Open chongxi opened 5 years ago
The algorithmic structure of this kind of module are simple, assign bits for an arbitrary length struct:
#define CH 160 // change to 8 for C simulation
#define T 2
typedef ap_fixed<32,19> mua_type;
typedef ap_uint<12> ch_type; // ch
typedef ap_uint<32> ch_hash_type; // (ch_nn3, ch_nn2, ch_nn1, ch_nn0)
typedef ap_uint<32> time_type;
// 160 bits are consists of time, ch_ref, ch, mua, thr etc...
struct mua_struct{
ap_uint<160> data;
};
// 160 bits are consists of time, ch_ref, ch, mua, thr etc...
struct muar_struct{
ap_uint<160> data;
};
Then read input, store + process, output results:
void ref_sub(hls::stream<mua_struct> &mua_stream,
hls::stream<muar_struct> &muar_stream)
{
static mua_type buf_2d[T][CH];
// ------------------------------------------------
// input: mua_stream (t, ch, ch_hash, mua_data)

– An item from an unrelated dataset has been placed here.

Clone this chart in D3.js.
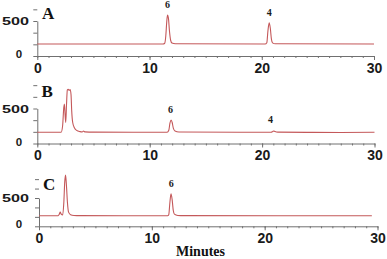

// ------------------------------------------------
mua_struct mua;
time_type t, t_out;
ch_type ch, ch_ref;
ch_hash_type ch_hash;
mua_type val, _val, thr;
mua = mua_stream.read();
t.range(31,0) = mua.data.range(159,128);
ch_ref.range(11,0) = mua.data.range(119,108);
ch.range(11,0) = mua.data.range(107,96);
ch_hash.range(31,0) = mua.data.range(95, 64);
thr.range(31,0) = mua.data.range(63, 32);
val.range(31,0) = mua.data.range(31, 0);
// ------------------------------------------------
// Memory + Processing
// The clever trick is when you write `val`, `_val` are guaranteed to exist
// When current bank is storing, the next bank is processing (in this case, just subtraction)
// ------------------------------------------------
bool j,l;
j = t.range(0,0);
l = !j;
// write current time point
buf_2d[j][ch] = val;
// read previous time point and do ref substraction
if(ch_ref<CH)
_val = buf_2d[l][ch] - buf_2d[l][ch_ref];
else
_val = buf_2d[l][ch];
t_out = t - 1;
// ------------------------------------------------
// output: muar_stream (_val, thr, ch_hash, ch, ch_ref, t-1)
// ------------------------------------------------
output:
{
if(t>0)
{
muar_struct muar;
muar.data.range(31, 0) = _val.range(31,0);
muar.data.range(63, 32) = thr.range(31,0);
muar.data.range(95, 64) = ch_hash.range(31,0);
muar.data.range(107,96) = ch.range(11,0);
muar.data.range(119,108) = ch_ref.range(11,0);
muar.data.range(159,128) = t_out.range(31,0);
muar_stream.write(muar);
}
}
}
From the hardware
view, both mua_stream
and muar_stream
are AXI-Stream
.
However, AXI-Stream
input can only cache one input before it generates results, so more than two inputs come before it can generate output will cause data loss. See how this issue (https://github.com/chongxi/xike_hls_module/issues/3) is solved.
This is one of the simplest forms of data flow hacking: among several synchronous data stream, only one stream needs to go to the memory and being processed while the processed stream needs to be synchronized at the output port.